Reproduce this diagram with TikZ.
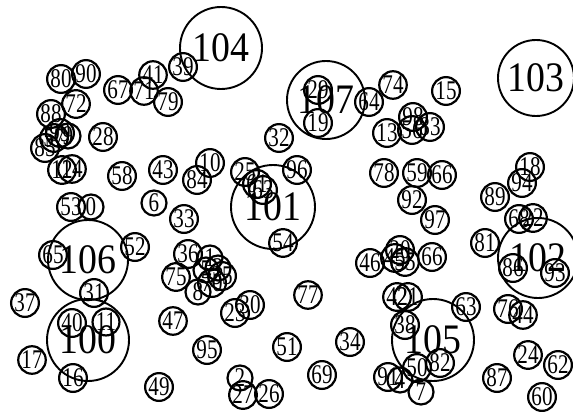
\documentclass[tikz,border=0pt]{standalone}
\usepackage{fontspec}
\newfontfamily\smf[FakeStretch=0.78]{Liberation Serif}
\newfontfamily\bgf[FakeStretch=0.9]{Liberation Serif}
\begin{document}
\begin{tikzpicture}[x=1pt,y=-1pt,
  sm/.style={circle,draw,line width=2.2pt,minimum size=25pt,inner sep=0pt,font=\smf\fontsize{27}{27}\selectfont},
  bg/.style={circle,draw,line width=1.9pt,minimum size=82pt,inner sep=0pt,font=\bgf\fontsize{42}{42}\selectfont}]
\useasboundingbox (0,0) rectangle (573,412);
% big circles
\node[bg] (b104) at (221,48) {104};
\node[bg,minimum size=78pt] (b107) at (326,100) {107};
\node[bg,minimum size=76pt] (b103) at (536,78) {103};
\node[bg,minimum size=84pt] (b101) at (273,207) {101};
\node[bg,minimum size=80pt] (b106) at (88,260) {106};
\node[bg] (b100) at (88,340) {100};
\node[bg] (b105) at (433,340) {105};
\node[bg,minimum size=80pt] (b102) at (538,258) {102};
% small circles
\node[sm] (s80) at (61,79) {80};
\node[sm] (s90) at (86,74) {90};
\node[sm] (s72) at (76,104) {72};
\node[sm] (s88) at (51,114) {88};
\node[sm] (s67) at (118,90) {67};
\node[sm] (s71) at (144,91) {71};
\node[sm] (s41) at (153,75) {41};
\node[sm] (s39) at (183,67) {39};
\node[sm] (s79) at (168,102) {79};
\node[sm] (s28) at (103,137) {28};
\node[sm] (s99) at (60,133) {99};
\node[sm] (s9) at (68,136) {9};
\node[sm] (s57) at (54,138) {57};
\node[sm] (s85) at (45,148) {85};
\node[sm] (s12) at (62,170) {12};
\node[sm] (s14) at (72,169) {14};
\node[sm] (s58) at (122,176) {58};
\node[sm] (s43) at (163,170) {43};
\node[sm] (s84) at (197,180) {84};
\node[sm] (s10) at (210,163) {10};
\node[sm] (s6) at (154,203) {6};
\node[sm] (s33) at (184,219) {33};
\node[sm] (s53) at (71,207) {53};
\node[sm] (s0) at (91,207) {0};
\node[sm] (s65) at (53,255) {65};
\node[sm] (s52) at (135,247) {52};
\node[sm] (s36) at (188,254) {36};
\node[sm] (s75) at (176,277) {75};
\node[sm] (s1) at (210,258) {1};
\node[sm] (s3) at (218,268) {3};
\node[sm] (s5) at (206,270) {5};
\node[sm] (s35) at (222,276) {35};
\node[sm] (s70) at (212,283) {70};
\node[sm] (s8) at (198,292) {8};
\node[sm] (s25) at (245,172) {25};
\node[sm] (s61) at (257,184) {61};
\node[sm] (s63a) at (263,190) {63};
\node[sm] (s96) at (297,170) {96};
\node[sm] (s32) at (279,138) {32};
\node[sm] (s54) at (283,243) {54};
\node[sm] (s29) at (318,90) {29};
\node[sm] (s19) at (318,123) {19};
\node[sm] (s64) at (369,102) {64};
\node[sm] (s74) at (393,85) {74};
\node[sm] (s15) at (446,91) {15};
\node[sm] (s13) at (387,133) {13};
\node[sm] (s98) at (413,117) {98};
\node[sm] (s56) at (412,130) {56};
\node[sm] (s83) at (430,127) {83};
\node[sm] (s78) at (384,173) {78};
\node[sm] (s59) at (417,173) {59};
\node[sm] (s66a) at (442,175) {66};
\node[sm] (s92) at (412,200) {92};
\node[sm] (s97) at (435,220) {97};
\node[sm] (s18) at (530,167) {18};
\node[sm] (s94) at (522,183) {94};
\node[sm] (s89) at (495,197) {89};
\node[sm] (s68) at (519,219) {68};
\node[sm] (s22) at (533,218) {22};
\node[sm] (s81) at (485,243) {81};
\node[sm] (s86) at (513,268) {86};
\node[sm] (s93) at (555,273) {93};
\node[sm] (s46) at (370,263) {46};
\node[sm] (s20) at (400,250) {20};
\node[sm] (s45) at (395,258) {45};
\node[sm] (s55) at (405,262) {55};
\node[sm] (s66b) at (432,257) {66};
\node[sm] (s77) at (308,295) {77};
\node[sm] (s23) at (235,313) {23};
\node[sm] (s30) at (250,305) {30};
\node[sm] (s47) at (173,321) {47};
\node[sm] (s95) at (207,350) {95};
\node[sm] (s51) at (287,347) {51};
\node[sm] (s34) at (350,342) {34};
\node[sm] (s69) at (322,375) {69};
\node[sm] (s2) at (240,378) {2};
\node[sm] (s27) at (243,395) {27};
\node[sm] (s26) at (269,394) {26};
\node[sm] (s49) at (159,387) {49};
\node[sm] (s37) at (25,303) {37};
\node[sm] (s31) at (94,293) {31};
\node[sm] (s40) at (72,323) {40};
\node[sm] (s11) at (106,322) {11};
\node[sm] (s17) at (32,360) {17};
\node[sm] (s16) at (73,378) {16};
\node[sm] (s42) at (397,297) {42};
\node[sm] (s21) at (408,297) {21};
\node[sm] (s38) at (405,325) {38};
\node[sm] (s63b) at (466,307) {63};
\node[sm] (s91) at (388,377) {91};
\node[sm] (s4) at (400,380) {4};
\node[sm] (s50) at (417,368) {50};
\node[sm] (s82) at (440,363) {82};
\node[sm] (s7) at (421,392) {7};
\node[sm] (s76) at (508,309) {76};
\node[sm] (s44) at (523,315) {44};
\node[sm] (s24) at (528,355) {24};
\node[sm] (s62) at (558,365) {62};
\node[sm] (s87) at (497,378) {87};
\node[sm] (s60) at (542,397) {60};
\end{tikzpicture}
\end{document}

Requirement → Set down the material exactly, every line of it, except for the pictures.

Complete output →
Reproduce this diagram with TikZ.
\documentclass[tikz,border=0pt]{standalone}
\usepackage{fontspec}
\newfontfamily\smf[FakeStretch=0.78]{Liberation Serif}
\newfontfamily\bgf[FakeStretch=0.9]{Liberation Serif}
\begin{document}
\begin{tikzpicture}[x=1pt,y=-1pt,
  sm/.style={circle,draw,line width=2.2pt,minimum size=25pt,inner sep=0pt,font=\smf\fontsize{27}{27}\selectfont},
  bg/.style={circle,draw,line width=1.9pt,minimum size=82pt,inner sep=0pt,font=\bgf\fontsize{42}{42}\selectfont}]
\useasboundingbox (0,0) rectangle (573,412);
% big circles
\node[bg] (b104) at (221,48) {104};
\node[bg,minimum size=78pt] (b107) at (326,100) {107};
\node[bg,minimum size=76pt] (b103) at (536,78) {103};
\node[bg,minimum size=84pt] (b101) at (273,207) {101};
\node[bg,minimum size=80pt] (b106) at (88,260) {106};
\node[bg] (b100) at (88,340) {100};
\node[bg] (b105) at (433,340) {105};
\node[bg,minimum size=80pt] (b102) at (538,258) {102};
% small circles
\node[sm] (s80) at (61,79) {80};
\node[sm] (s90) at (86,74) {90};
\node[sm] (s72) at (76,104) {72};
\node[sm] (s88) at (51,114) {88};
\node[sm] (s67) at (118,90) {67};
\node[sm] (s71) at (144,91) {71};
\node[sm] (s41) at (153,75) {41};
\node[sm] (s39) at (183,67) {39};
\node[sm] (s79) at (168,102) {79};
\node[sm] (s28) at (103,137) {28};
\node[sm] (s99) at (60,133) {99};
\node[sm] (s9) at (68,136) {9};
\node[sm] (s57) at (54,138) {57};
\node[sm] (s85) at (45,148) {85};
\node[sm] (s12) at (62,170) {12};
\node[sm] (s14) at (72,169) {14};
\node[sm] (s58) at (122,176) {58};
\node[sm] (s43) at (163,170) {43};
\node[sm] (s84) at (197,180) {84};
\node[sm] (s10) at (210,163) {10};
\node[sm] (s6) at (154,203) {6};
\node[sm] (s33) at (184,219) {33};
\node[sm] (s53) at (71,207) {53};
\node[sm] (s0) at (91,207) {0};
\node[sm] (s65) at (53,255) {65};
\node[sm] (s52) at (135,247) {52};
\node[sm] (s36) at (188,254) {36};
\node[sm] (s75) at (176,277) {75};
\node[sm] (s1) at (210,258) {1};
\node[sm] (s3) at (218,268) {3};
\node[sm] (s5) at (206,270) {5};
\node[sm] (s35) at (222,276) {35};
\node[sm] (s70) at (212,283) {70};
\node[sm] (s8) at (198,292) {8};
\node[sm] (s25) at (245,172) {25};
\node[sm] (s61) at (257,184) {61};
\node[sm] (s63a) at (263,190) {63};
\node[sm] (s96) at (297,170) {96};
\node[sm] (s32) at (279,138) {32};
\node[sm] (s54) at (283,243) {54};
\node[sm] (s29) at (318,90) {29};
\node[sm] (s19) at (318,123) {19};
\node[sm] (s64) at (369,102) {64};
\node[sm] (s74) at (393,85) {74};
\node[sm] (s15) at (446,91) {15};
\node[sm] (s13) at (387,133) {13};
\node[sm] (s98) at (413,117) {98};
\node[sm] (s56) at (412,130) {56};
\node[sm] (s83) at (430,127) {83};
\node[sm] (s78) at (384,173) {78};
\node[sm] (s59) at (417,173) {59};
\node[sm] (s66a) at (442,175) {66};
\node[sm] (s92) at (412,200) {92};
\node[sm] (s97) at (435,220) {97};
\node[sm] (s18) at (530,167) {18};
\node[sm] (s94) at (522,183) {94};
\node[sm] (s89) at (495,197) {89};
\node[sm] (s68) at (519,219) {68};
\node[sm] (s22) at (533,218) {22};
\node[sm] (s81) at (485,243) {81};
\node[sm] (s86) at (513,268) {86};
\node[sm] (s93) at (555,273) {93};
\node[sm] (s46) at (370,263) {46};
\node[sm] (s20) at (400,250) {20};
\node[sm] (s45) at (395,258) {45};
\node[sm] (s55) at (405,262) {55};
\node[sm] (s66b) at (432,257) {66};
\node[sm] (s77) at (308,295) {77};
\node[sm] (s23) at (235,313) {23};
\node[sm] (s30) at (250,305) {30};
\node[sm] (s47) at (173,321) {47};
\node[sm] (s95) at (207,350) {95};
\node[sm] (s51) at (287,347) {51};
\node[sm] (s34) at (350,342) {34};
\node[sm] (s69) at (322,375) {69};
\node[sm] (s2) at (240,378) {2};
\node[sm] (s27) at (243,395) {27};
\node[sm] (s26) at (269,394) {26};
\node[sm] (s49) at (159,387) {49};
\node[sm] (s37) at (25,303) {37};
\node[sm] (s31) at (94,293) {31};
\node[sm] (s40) at (72,323) {40};
\node[sm] (s11) at (106,322) {11};
\node[sm] (s17) at (32,360) {17};
\node[sm] (s16) at (73,378) {16};
\node[sm] (s42) at (397,297) {42};
\node[sm] (s21) at (408,297) {21};
\node[sm] (s38) at (405,325) {38};
\node[sm] (s63b) at (466,307) {63};
\node[sm] (s91) at (388,377) {91};
\node[sm] (s4) at (400,380) {4};
\node[sm] (s50) at (417,368) {50};
\node[sm] (s82) at (440,363) {82};
\node[sm] (s7) at (421,392) {7};
\node[sm] (s76) at (508,309) {76};
\node[sm] (s44) at (523,315) {44};
\node[sm] (s24) at (528,355) {24};
\node[sm] (s62) at (558,365) {62};
\node[sm] (s87) at (497,378) {87};
\node[sm] (s60) at (542,397) {60};
\end{tikzpicture}
\end{document}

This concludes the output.